The salt ponds in question were originally constructed in the early 1900s, and then expanded in the 1940s in accordance with permits from the Department of the Army, well before passage of the Clean Water Act.  When the Clean Water Act was enacted in 1972, however, a decades-long legal fight ensued over whether the Corps of Engineers and EPA – which administer wetland fill permits under the Clean Water Act – can regulate activities occurring within the salt ponds.  The battle came to a head in recent years in light of proposals to develop portions of the salt ponds with housing.

The fundamental question in this case is whether construction of the dikes that separate the salt ponds from the San Francisco Bay essentially prevented federal jurisdiction from reaching the diked-off areas when the Clean Water Act was enacted.  Citing a 1978 court decision involving these same salt ponds (and a 2009 decision involving land in Washington State), Judge Alsup ruled based on that case law that the Clean Water Act essentially applies to any areas that would be subject to inundation if the dikes did not exist.  He further found that EPA improperly ignored its own regulations in finding the salt ponds to be excluded from the Clean Water Act, and he ordered the agency to reconsider its determination in light of these regulations and the applicable law.

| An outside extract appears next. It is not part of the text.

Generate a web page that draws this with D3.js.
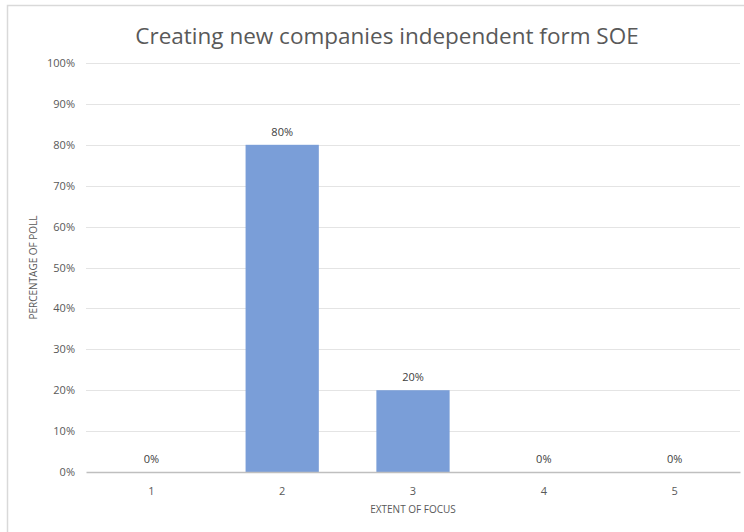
<!DOCTYPE html>
<html>
<head>
<meta charset="utf-8">
<script src="https://cdn.jsdelivr.net/npm/d3@7"></script>
<style>
  html, body { margin: 0; padding: 0; background: #fff; }
  svg { display: block; }
  text { font-family: "Open Sans", "Noto Sans", sans-serif; fill: #595959; }
</style>
</head>
<body>
<script>
// Poll results: share of respondents per extent-of-focus rating
const categories = ["1", "2", "3", "4", "5"];
const values = [0, 80, 20, 0, 0];
const yTicks = [0, 10, 20, 30, 40, 50, 60, 70, 80, 90, 100];
const title = "Creating new companies independent form SOE";
const xTitle = "EXTENT OF FOCUS";
const yTitle = "PERCENTAGE OF POLL";

const W = 744, H = 532;
const margin = { top: 63, right: 4, bottom: 60, left: 86 };
const innerW = W - margin.left - margin.right;
const innerH = H - margin.top - margin.bottom;

const svg = d3.select("body").append("svg")
  .attr("width", W).attr("height", H);

// chart frame (left and top edges)
svg.append("path")
  .attr("d", `M7.5,${H} V5.5 H${W}`)
  .attr("fill", "none")
  .attr("stroke", "#d9d9d9")
  .attr("stroke-width", 1.5);

const g = svg.append("g").attr("transform", `translate(${margin.left},${margin.top})`);

const x = d3.scaleBand().domain(categories).range([0, innerW]).paddingInner(0.44).paddingOuter(0.22);
const y = d3.scaleLinear().domain([0, 100]).range([innerH, 0]);

// gridlines
g.append("g").selectAll("line")
  .data(yTicks.filter(t => t > 0))
  .join("line")
  .attr("x1", 0).attr("x2", innerW)
  .attr("y1", d => Math.round(y(d)) + 0.5).attr("y2", d => Math.round(y(d)) + 0.5)
  .attr("stroke", "#e4e4e4").attr("stroke-width", 1);

// y tick labels
const yAxis = d3.axisLeft(y).tickValues(yTicks).tickFormat(d => d + "%").tickSize(0).tickPadding(11);
const ya = g.append("g").call(yAxis);
ya.select(".domain").remove();
ya.selectAll("text").attr("font-size", 11).style("fill", "#595959")
  .style("font-family", '"Open Sans", "Noto Sans", sans-serif');

// bars
g.append("g").selectAll("rect")
  .data(values)
  .join("rect")
  .attr("x", (d, i) => x(categories[i]))
  .attr("y", d => y(d))
  .attr("width", x.bandwidth())
  .attr("height", d => innerH - y(d))
  .attr("fill", "#7a9ed8");

// value labels
g.append("g").selectAll("text")
  .data(values)
  .join("text")
  .attr("x", (d, i) => x(categories[i]) + x.bandwidth() / 2)
  .attr("y", d => y(d) - 9)
  .attr("text-anchor", "middle")
  .attr("font-size", 11)
  .style("fill", "#404040")
  .text(d => d + "%");

// x axis baseline and labels
const xAxis = d3.axisBottom(x).tickSize(0).tickPadding(15);
const xa = g.append("g").attr("transform", `translate(0,${innerH})`).call(xAxis);
xa.select(".domain").attr("stroke", "#bfbfbf").attr("stroke-width", 1.5);
xa.selectAll("text").attr("font-size", 11).style("fill", "#595959")
  .style("font-family", '"Open Sans", "Noto Sans", sans-serif');

// titles
svg.append("text")
  .attr("x", 387).attr("y", 44)
  .attr("text-anchor", "middle")
  .attr("font-size", 22.5)
  .text(title);

svg.append("text")
  .attr("x", margin.left + innerW / 2).attr("y", 513)
  .attr("text-anchor", "middle")
  .attr("font-size", 10)
  .text(xTitle);

svg.append("text")
  .attr("transform", `translate(37,${margin.top + innerH / 2}) rotate(-90)`)
  .attr("text-anchor", "middle")
  .attr("font-size", 10)
  .text(yTitle);
</script>
</body>
</html>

In his ruling, Judge Alsup established an important exception that may be relevant to properties susceptible to flooding due to sea level rise, whether now or in the future.  Judge Alsup stated that any areas of the Bay that were converted to dry land prior to 1972 (when the Clean Water Act was passed) are excluded from federal jurisdiction.  He further stated that any such lands – so long as they were created prior to 1972 - would remain free of federal jurisdiction even if protected by artificial levees, bulkheads or other improvements intended to protect them from tidal action.  He warned, however, that if any such lands are ever overtaken by tidal “encroachment” (which could be understood to mean sea level rise), then the permitting requirements of the Clean Water Act will apply to those lands.

It is unclear at this time whether Judge Alsup’s ruling will be appealed.  Moreover, if EPA were to reconsider its position with respect to the salt ponds, it would do so under new federal regulations (which became effective in June 2020) that significantly restrict the government’s jurisdiction under the Clean Water Act as compared to the old regulations at issue in this case.  In any event, it is likely this battle over the reach of the federal government’s Clean Water Act jurisdiction is far from over, particularly given the significant and recent controversies surrounding what constitutes “waters of the United States” and the federal government’s regulatory power over wetland fill.